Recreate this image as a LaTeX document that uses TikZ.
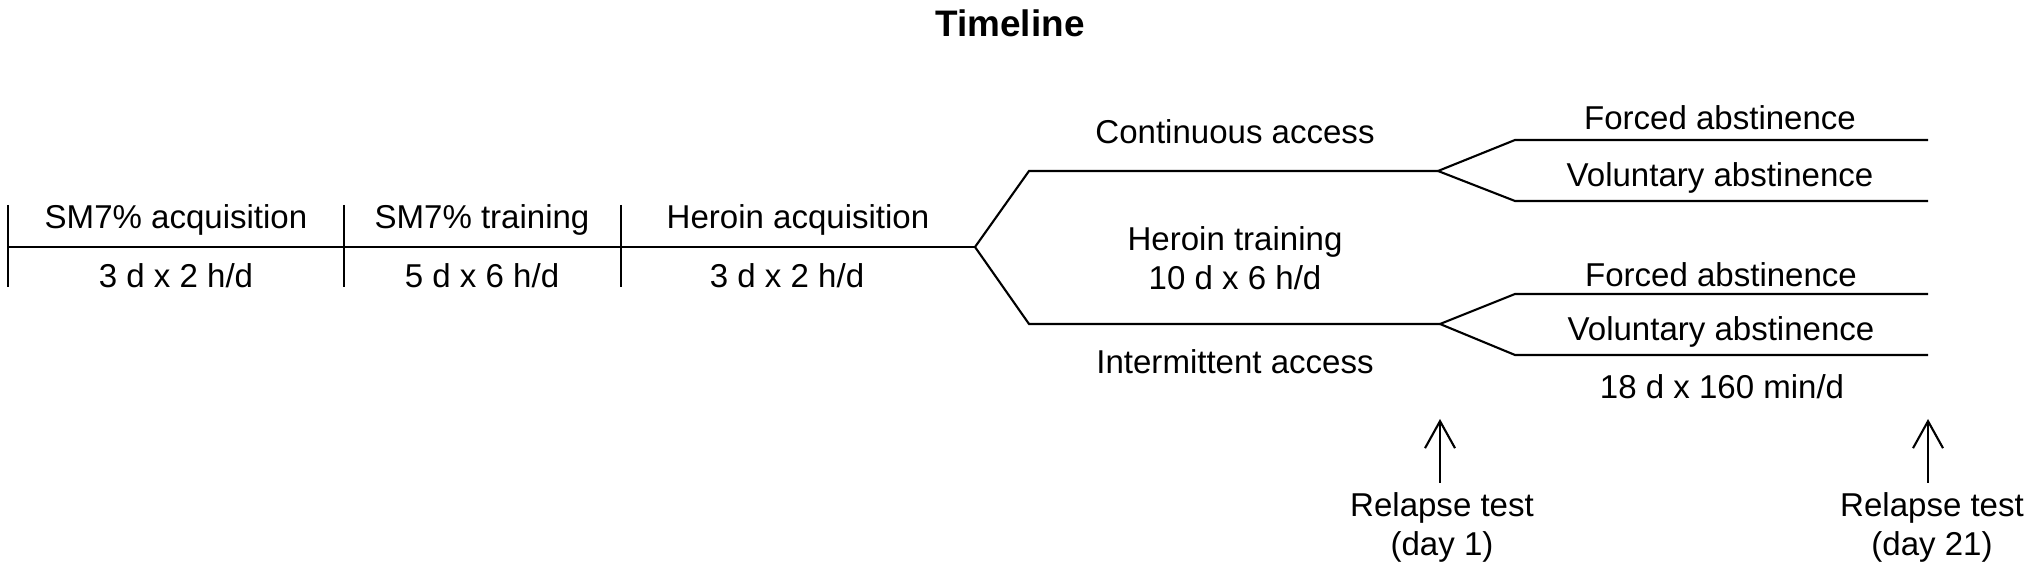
\documentclass[tikz,border=0pt]{standalone}
\usepackage{fontspec}
\setmainfont{Liberation Sans}
\usetikzlibrary{arrows.meta, positioning}
\tikzset{
  phaselabel/.style={font=\fontsize{9.4}{11.1}\selectfont, align=center, inner sep=1pt},
  tline/.style={line width=0.6pt},
  testarr/.style={-{Straight Barb[length=2.7mm, width=3mm]}, line width=0.6pt}
}

\begin{document}
\begin{tikzpicture}[
  titlelabel/.style={font=\bfseries\fontsize{10.5}{12}\selectfont}
]
\useasboundingbox (0,0) rectangle (20.30,5.72);

% Title
\node[titlelabel] (title) at (10.10,5.49) {Timeline};

% Baseline and phase boundaries
\coordinate (t0) at (0.08,3.25);
\coordinate (t1) at (3.44,3.25);
\coordinate (t2) at (6.21,3.25);
\coordinate (split) at (9.75,3.25);
\coordinate (tickup) at (0,3.67);
\coordinate (tickdown) at (0,2.85);
\draw[tline] (t0) -- (split);
\foreach \t in {t0,t1,t2}
  \draw[tline] (\t |- tickup) -- (\t |- tickdown);

% Phase labels
\node[phaselabel] (sma) at (1.76,3.52) {SM7\% acquisition};
\node[phaselabel] (smad) at (1.76,2.96) {3 d x 2 h/d};
\node[phaselabel] (smt) at (4.82,3.52) {SM7\% training};
\node[phaselabel] (smtd) at (4.82,2.96) {5 d x 6 h/d};
\node[phaselabel] (hea) at (7.98,3.52) {Heroin acquisition};
\node[phaselabel] (head) at (7.87,2.96) {3 d x 2 h/d};

% Access branches
\coordinate (contA) at (10.29,4.01);
\coordinate (contB) at (14.38,4.01);
\coordinate (intA) at (10.29,2.48);
\coordinate (intB) at (14.40,2.48);
\draw[tline] (split) -- (contA) -- (contB);
\draw[tline] (split) -- (intA) -- (intB);
\node[phaselabel] (cont) at (12.35,4.40) {Continuous access};
\node[phaselabel] (het) at (12.35,3.135) {Heroin training\\10 d x 6 h/d};
\node[phaselabel] (int) at (12.35,2.10) {Intermittent access};

% Abstinence forks
\coordinate (cfA) at (15.15,4.32);
\coordinate (cfB) at (19.28,4.32);
\coordinate (cvA) at (15.15,3.71);
\coordinate (cvB) at (19.28,3.71);
\coordinate (ifA) at (15.15,2.78);
\coordinate (ifB) at (19.28,2.78);
\coordinate (ivA) at (15.15,2.17);
\coordinate (ivB) at (19.28,2.17);
\draw[tline] (contB) -- (cfA) -- (cfB);
\draw[tline] (contB) -- (cvA) -- (cvB);
\draw[tline] (intB) -- (ifA) -- (ifB);
\draw[tline] (intB) -- (ivA) -- (ivB);
\node[phaselabel] (cforced) at (17.20,4.54) {Forced abstinence};
\node[phaselabel] (cvol) at (17.20,3.94) {Voluntary abstinence};
\node[phaselabel] (iforced) at (17.21,2.97) {Forced abstinence};
\node[phaselabel] (ivol) at (17.21,2.40) {Voluntary abstinence};
\node[phaselabel] (absd) at (17.22,1.85) {18 d x 160 min/d};

% Relapse tests
\coordinate (rt1tip) at (14.40,1.53);
\coordinate (rt1tail) at (14.40,0.89);
\coordinate (rt2tip) at (19.28,1.53);
\coordinate (rt2tail) at (19.28,0.89);
\draw[testarr] (rt1tail) -- (rt1tip);
\draw[testarr] (rt2tail) -- (rt2tip);
\node[phaselabel] (rt1) at (14.42,0.445) {Relapse test\\(day 1)};
\node[phaselabel] (rt2) at (19.32,0.445) {Relapse test\\(day 21)};

\end{tikzpicture}
\end{document}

### Stated task
Return only the lines from the start of the data through the line that contains "(int) at (12.35,2.10)", please, copying them exactly and omitting all pictures.

### Solution to this problem
Recreate this image as a LaTeX document that uses TikZ.
\documentclass[tikz,border=0pt]{standalone}
\usepackage{fontspec}
\setmainfont{Liberation Sans}
\usetikzlibrary{arrows.meta, positioning}
\tikzset{
  phaselabel/.style={font=\fontsize{9.4}{11.1}\selectfont, align=center, inner sep=1pt},
  tline/.style={line width=0.6pt},
  testarr/.style={-{Straight Barb[length=2.7mm, width=3mm]}, line width=0.6pt}
}

\begin{document}
\begin{tikzpicture}[
  titlelabel/.style={font=\bfseries\fontsize{10.5}{12}\selectfont}
]
\useasboundingbox (0,0) rectangle (20.30,5.72);

% Title
\node[titlelabel] (title) at (10.10,5.49) {Timeline};

% Baseline and phase boundaries
\coordinate (t0) at (0.08,3.25);
\coordinate (t1) at (3.44,3.25);
\coordinate (t2) at (6.21,3.25);
\coordinate (split) at (9.75,3.25);
\coordinate (tickup) at (0,3.67);
\coordinate (tickdown) at (0,2.85);
\draw[tline] (t0) -- (split);
\foreach \t in {t0,t1,t2}
  \draw[tline] (\t |- tickup) -- (\t |- tickdown);

% Phase labels
\node[phaselabel] (sma) at (1.76,3.52) {SM7\% acquisition};
\node[phaselabel] (smad) at (1.76,2.96) {3 d x 2 h/d};
\node[phaselabel] (smt) at (4.82,3.52) {SM7\% training};
\node[phaselabel] (smtd) at (4.82,2.96) {5 d x 6 h/d};
\node[phaselabel] (hea) at (7.98,3.52) {Heroin acquisition};
\node[phaselabel] (head) at (7.87,2.96) {3 d x 2 h/d};

% Access branches
\coordinate (contA) at (10.29,4.01);
\coordinate (contB) at (14.38,4.01);
\coordinate (intA) at (10.29,2.48);
\coordinate (intB) at (14.40,2.48);
\draw[tline] (split) -- (contA) -- (contB);
\draw[tline] (split) -- (intA) -- (intB);
\node[phaselabel] (cont) at (12.35,4.40) {Continuous access};
\node[phaselabel] (het) at (12.35,3.135) {Heroin training\\10 d x 6 h/d};
\node[phaselabel] (int) at (12.35,2.10) {Intermittent access};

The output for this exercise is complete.